Far too little is written in the English and American media about the dispossession of the inhabitants of Palestine, of many many centuries standing, by the Jewish immigrants who created the state of modern Israel. (The plan of course had been that Jew and Palestinian should live together in harmony, communities side by side.)
But that wrong cannot be put right by the destruction of a country, modern Israel, which has been heroic in many ways, and which I’ve long supported.
I, like so many others, am conflicted.
While l support Israel in its determination to remove Hamas forever from Gaza, I also support Palestinians seeking to create a country of their own, with boundaries which allow the old areas of settlement, in and around Gaza, and Nablus and Ramallah and Bethlehem, and beyond, to flourish.
The Partisan is a song Palestinians might take up.
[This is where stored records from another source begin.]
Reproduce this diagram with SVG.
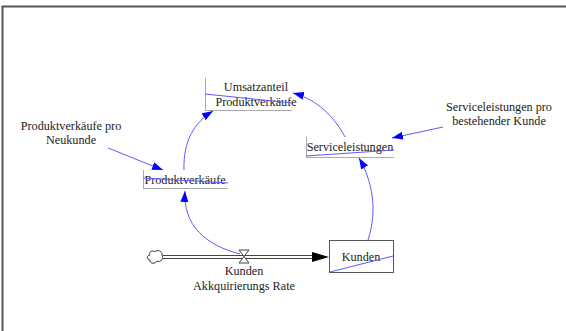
<svg xmlns="http://www.w3.org/2000/svg" width="566" height="331" viewBox="0 0 566 331">
<style>
text{font-family:"Liberation Serif","Times New Roman",serif;font-size:12.2px;fill:#222;text-anchor:middle}
.lnk{fill:none;stroke:#5a5aff;stroke-width:1}
.box{fill:none;stroke:#aaa;stroke-width:1}
.strike{stroke:#5a5aff;stroke-width:1;fill:none}
</style>
<defs>
<marker id="ah" markerUnits="userSpaceOnUse" markerWidth="12" markerHeight="10" refX="11" refY="4" orient="auto">
<path d="M0,0 L11,4 L0,8 Z" fill="#0000ff"/>
</marker>
</defs>
<rect width="566" height="331" fill="#fff"/>
<path d="M2.5,331 V6.5 H566" fill="none" stroke="#555" stroke-width="2"/>

<g id="connectors">
<path class="lnk" d="M240,254 C205,245 183,225 185,191" marker-end="url(#ah)"/>
<path class="lnk" d="M184,170 C183,140 195,122 213,111" marker-end="url(#ah)"/>
<path class="lnk" d="M345,137 C332,112 312,98 293,93" marker-end="url(#ah)"/>
<path class="lnk" d="M368,240 C378,210 372,180 359,158" marker-end="url(#ah)"/>
<path class="lnk" d="M108,148 L163,170" marker-end="url(#ah)"/>
<path class="lnk" d="M443,127 L392,138" marker-end="url(#ah)"/>
</g>

<g id="flow">
<path d="M163,255.5 H314 M163,258.5 H314" stroke="#444" stroke-width="1"/>
<path d="M312,252 L329,257 L312,262 Z" fill="#000"/>
<path d="M239,250 H249 L239,263 H249 Z" fill="#fff" stroke="#444" stroke-width="1"/>
<text x="244" y="275">Kunden</text>
<text x="244" y="290">Akkquirierungs Rate</text>
</g>

<g id="cloud">
<path d="M150,255 C148,251 154,250 155,252 C157,249 163,251 162,255 C164,258 161,263 157,261 C155,265 149,263 150,260 C146,259 147,255 150,255 Z" fill="#fff" stroke="#333" stroke-width="1"/>
</g>

<g id="kunden">
<rect x="329.5" y="240.5" width="64" height="32" fill="#fff" stroke="#555" stroke-width="1"/>
<text x="361" y="261">Kunden</text>
<path class="strike" d="M330,272 L393,256"/>
</g>

<g id="umsatzanteil">
<path class="box" d="M205.5,78 V110.5 H292"/>
<text x="256" y="91">Umsatzanteil</text>
<text x="256" y="106">Produktverkäufe</text>
<path class="strike" d="M205,94 L292,103"/>
</g>

<g id="serviceleistungen">
<path class="box" d="M306.5,137 V157.5 H394"/>
<text x="350" y="151">Serviceleistungen</text>
<path class="strike" d="M306,156 L394,150"/>
</g>

<g id="produktverkaeufe">
<path class="box" d="M143.5,170 V188.5 H228"/>
<text x="185" y="184">Produktverkäufe</text>
<path class="strike" d="M143,178 L228,183"/>
</g>

<g id="pro_neukunde">
<text x="71" y="130">Produktverkäufe pro</text>
<text x="71" y="144">Neukunde</text>
</g>

<g id="pro_bestehender">
<text x="499" y="111">Serviceleistungen pro</text>
<text x="499" y="125">bestehender Kunde</text>
</g>
</svg>
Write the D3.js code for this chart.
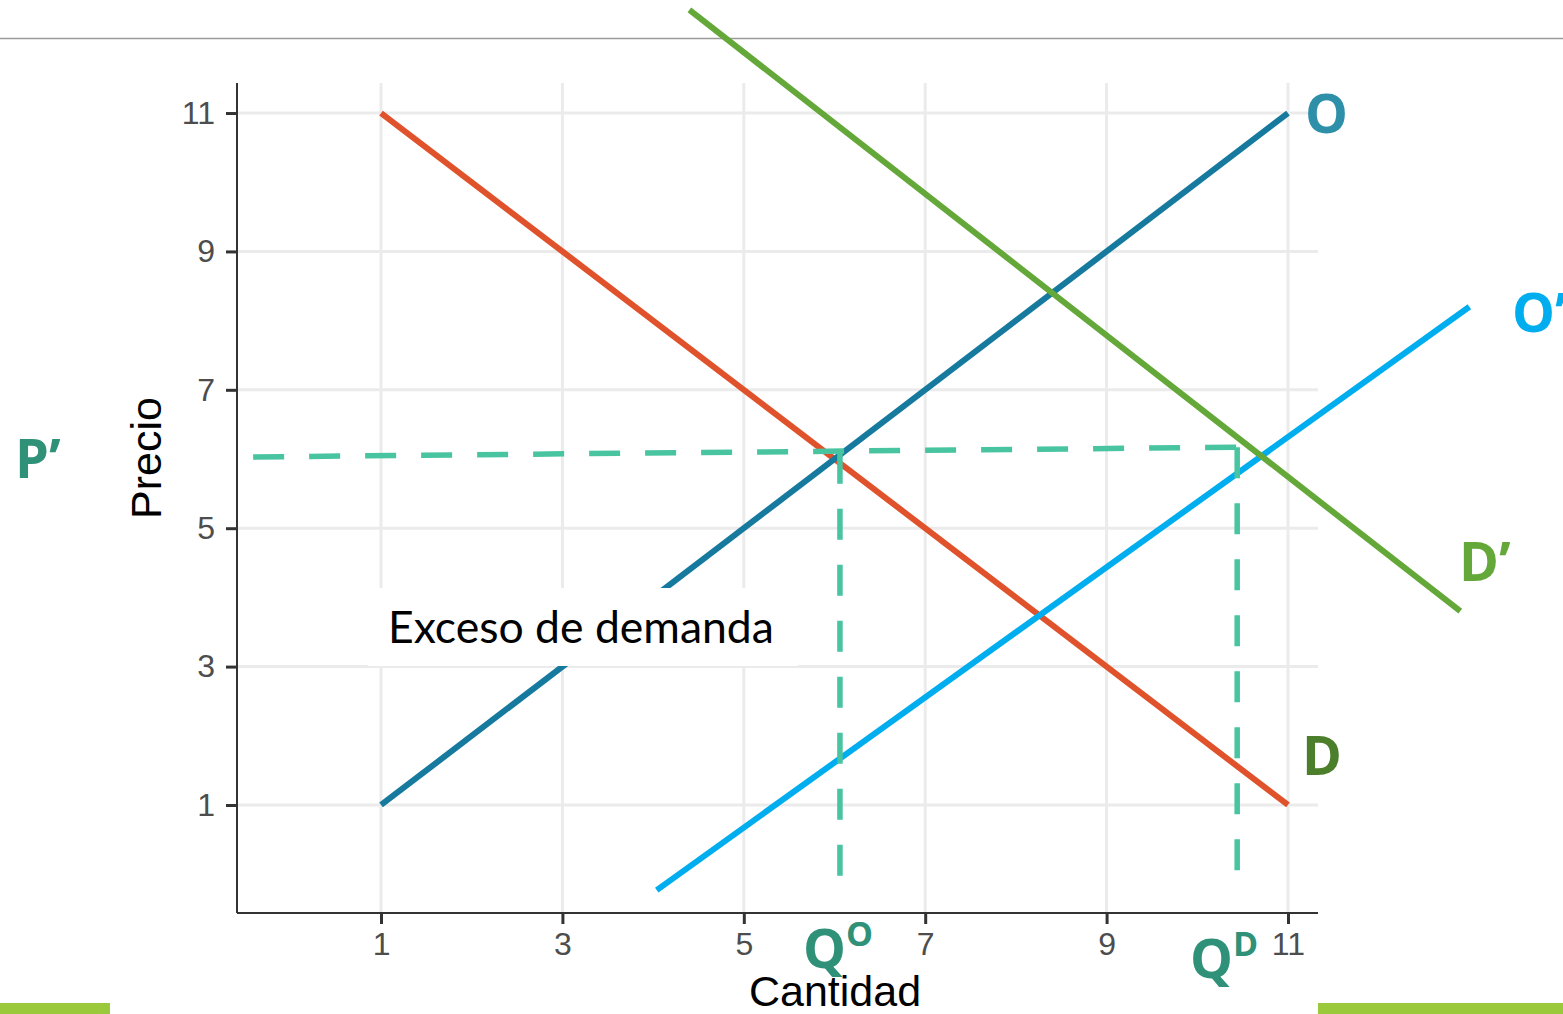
<!DOCTYPE html>
<html><head><meta charset="utf-8">
<script src="https://cdn.jsdelivr.net/npm/d3@7"></script>
<style>html,body{margin:0;padding:0;background:#fff;overflow:hidden}</style>
</head><body>
<svg id="c" width="1563" height="1014"></svg>
<script>
const xTicks = [1,3,5,7,9,11];
const yTicks = [1,3,5,7,9,11];
const supplyO  = [[1,1],[11,11]];
const demandD  = [[1,11],[11,1]];
const supplyO2 = [[4.04,-0.23],[13.0,8.2]];
const demandD2 = [[4.40,12.49],[12.90,3.80]];
const priceP   = [[-0.41,6.03],[10.44,6.17]];
const qO = [[6.06,6.09],[6.06,-0.08]];
const qD = [[10.44,6.17],[10.44,-0.08]];

const svg = d3.select("#c");
const x = d3.scaleLinear().domain([-0.588,11.331]).range([237,1318]);
const y = d3.scaleLinear().domain([-0.561,11.434]).range([913,83]);

// top rule and bottom bars
svg.append("line").attr("x1",0).attr("x2",1563).attr("y1",38.5).attr("y2",38.5).attr("stroke","#9a9a9a").attr("stroke-width",1.5);
svg.append("rect").attr("x",0).attr("y",1003).attr("width",110).attr("height",11).attr("fill","#9aca3c");
svg.append("rect").attr("x",1318).attr("y",1003).attr("width",245).attr("height",11).attr("fill","#9aca3c");

// grid
const g = svg.append("g");
g.selectAll(".gx").data(xTicks).join("line").attr("x1",d=>x(d)).attr("x2",d=>x(d)).attr("y1",83).attr("y2",913).attr("stroke","#ebebeb").attr("stroke-width",3);
g.selectAll(".gy").data(yTicks).join("line").attr("y1",d=>y(d)).attr("y2",d=>y(d)).attr("x1",237).attr("x2",1318).attr("stroke","#ebebeb").attr("stroke-width",3);

// axes
const xa = svg.append("g").attr("transform","translate(0,913)").call(d3.axisBottom(x).tickValues(xTicks).tickSize(11).tickPadding(8).tickFormat(d3.format("d")));
const ya = svg.append("g").attr("transform","translate(237,0)").call(d3.axisLeft(y).tickValues(yTicks).tickSize(11).tickPadding(11).tickFormat(d3.format("d")));
[xa,ya].forEach(a=>{
  a.select(".domain").attr("stroke","#333").attr("stroke-width",2);
  a.selectAll(".tick line").attr("stroke","#333").attr("stroke-width",3);
  a.selectAll(".tick text").attr("fill","#4d4d4d").attr("font-family","Liberation Sans, Arial, sans-serif").attr("font-size",32);
});
ya.select(".domain").attr("d","M0,83V913");
xa.select(".domain").attr("d","M237,0H1318");

svg.append("text").attr("x",835).attr("y",1006).attr("text-anchor","middle").attr("font-family","Liberation Sans, Arial, sans-serif").attr("font-size",43).attr("fill","#000").text("Cantidad");
svg.append("text").attr("transform","translate(161,458) rotate(-90)").attr("text-anchor","middle").attr("font-family","Liberation Sans, Arial, sans-serif").attr("font-size",43).attr("fill","#000").text("Precio");

const line = d3.line().x(d=>x(d[0])).y(d=>y(d[1]));
function draw(data,color,w,dash){
  const p = svg.append("path").datum(data).attr("d",line).attr("fill","none").attr("stroke",color).attr("stroke-width",w);
  if(dash) p.attr("stroke-dasharray",dash);
  return p;
}
draw(demandD,"#e0522b",6);
draw(supplyO,"#16799e",6);

// label box
svg.append("rect").attr("x",368).attr("y",588).attr("width",430).attr("height",78).attr("fill","#fff");
svg.append("text").attr("x",388).attr("y",643).attr("font-family","Lato, Open Sans, sans-serif").attr("font-size",44.5).attr("fill","#000").text("Exceso de demanda");

draw(supplyO2,"#00aeef",6);
draw(demandD2,"#64a83a",6);
draw(priceP,"#48c4a0",5.5,"31,25");
draw(qO,"#48c4a0",5.5,"31,25");
draw(qD,"#48c4a0",5.5,"31,25");

function lab(tx,ty,t,color,sup){
  const el = svg.append("text").attr("x",tx).attr("y",ty).attr("font-family","Open Sans, Lato, sans-serif").attr("font-weight","bold").attr("font-size",54).attr("fill",color).text(t);
  if(sup) el.append("tspan").attr("font-size",34).attr("dy",-22).text(sup);
}
lab(1305,133,"O","#2e8fa8");
lab(1512,332,"O\u2019","#00aeef");
lab(1459,581,"D\u2019","#64a83a");
lab(1302,775,"D","#4c7f2c");
lab(15,478,"P\u2019","#2e9178");
lab(803,968,"Q","#2e9178","O");
lab(1190,978,"Q","#2e9178","D");
</script>
</body></html>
For Israel, it would be a different song, though ‘song’ for Israelis facing what seems like an existential challenge is totally inappropriate.
Whatever our politicians say, the only answer has to lie in the UK, US and Europe identifying as much with the Palestinian cause as they do with the Israeli. And that means all of us, people and governments. Only if we do so will we ever find a solution. A solution which both sides, those of Christian heritage, and those of Muslim heritage, can readily accept.
Amid all the terrible carnage, and the apparent intractability of the conflict, and the way in which all the world takes sides, and we polarise all the more, we have to keep that in in view.